Tucker’s murder would remain unsolved for 16 years. McGray moved on to Saint John, where in 1987 he robbed a cab driver and murdered his co-conspirator, Mark Gibbons. McGray fingered another man for the stabbing murder, but was himself charged and convicted for his part in the robbery. He was sentenced to five years in prison.
In 1991, while on a weekend pass from prison, McGray murdered Robert Assaly and Gaétan Ethier, two gay men in Montreal. Both men were stabbed. As with McGray’s earlier murders, the Montreal murders remained unsolved for many years.
McGray was released from prison in February 1995, and moved to Dartmouth.
Three years later, McGray murdered a 48-year-old woman named Joan Hicks by slitting her throat. McGray had met Joan Hicks through his girlfriend, at a local homeless shelter. Hicks’ 11-year-old daughter, Nena, was also killed — strangled and hung in a closet — but McGray was not charged in her death.
After his conviction for Hick’s murder, police around the country started looking at their unsolved cases, and McGray was charged with the 1985 murder of Tucker in Weymouth, the 1987 murder of Gibbons in Saint John, and the 1991 Montreal murders.
In prison, McGray started talking, and claimed to have had killed 11 other people across Canada and in the US
“McGray said he killed a prostitute in Halifax, but that he couldn’t remember her name or the date it happened,” reported Alison Auld. Could the “prostitute in Halifax” be Brenda?
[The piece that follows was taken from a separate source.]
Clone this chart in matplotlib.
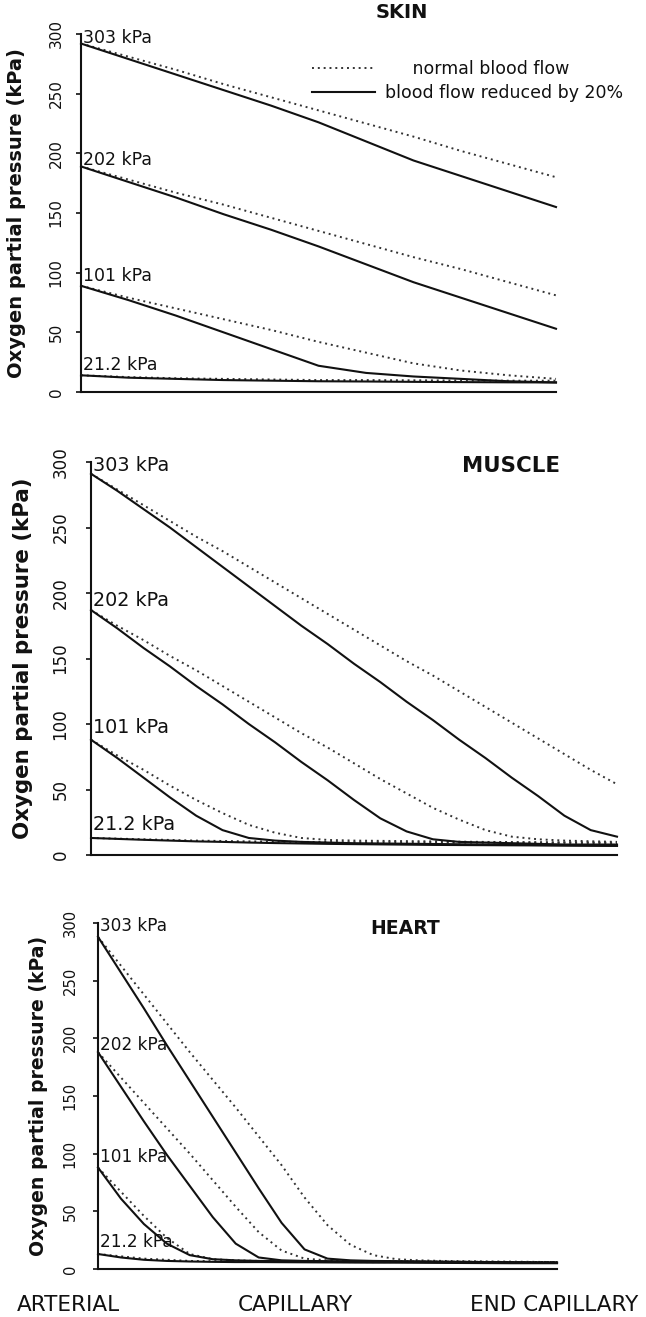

We don’t know.
McGray offered to give police details of each of the killings, but had three conditions: he wanted treatment for his urge to kill, he didn’t want to be charged with any more murders as he would already live out his life in prison, and he wanted two accomplices given immunity from prosecution.
Prison and justice officials rejected the deal.
Then in 2010, for some reason McGray — a man who had been convicted of five murders, who claimed to have killed 11 other people, and who spoke of a compulsion to kill still more — was transferred from the maximum security Renous Prison in New Brunswick to the medium security Mountain Institute in British Columbia. A few weeks later, McGray murdered his cellmate, a 33-year-old Moncton man named Jeremy Phillips, who was serving a sentence on an assault charge.
I contacted McGray a few months ago, but he declined to be interviewed for this article.
The details of the informant described by Scott appear to fit McGray. McGray was a crown witness when he testified against Norman Frederick Warren for the 1987 murder of Saint John taxi driver Mark Gibbons. And McGray murdered his cellmate.
I suppose it’s possible that there is another man who would be familiar with Brenda Way and also testified as a crown witness and also murdered his cellmate, but it seems extremely unlikely.
I understand Assoun’s lawyers’ desire to protect the identity of the three informants who helped get their client out of jail.
But for myself, I have no problem naming the man who has been convicted of multiple heinous murders.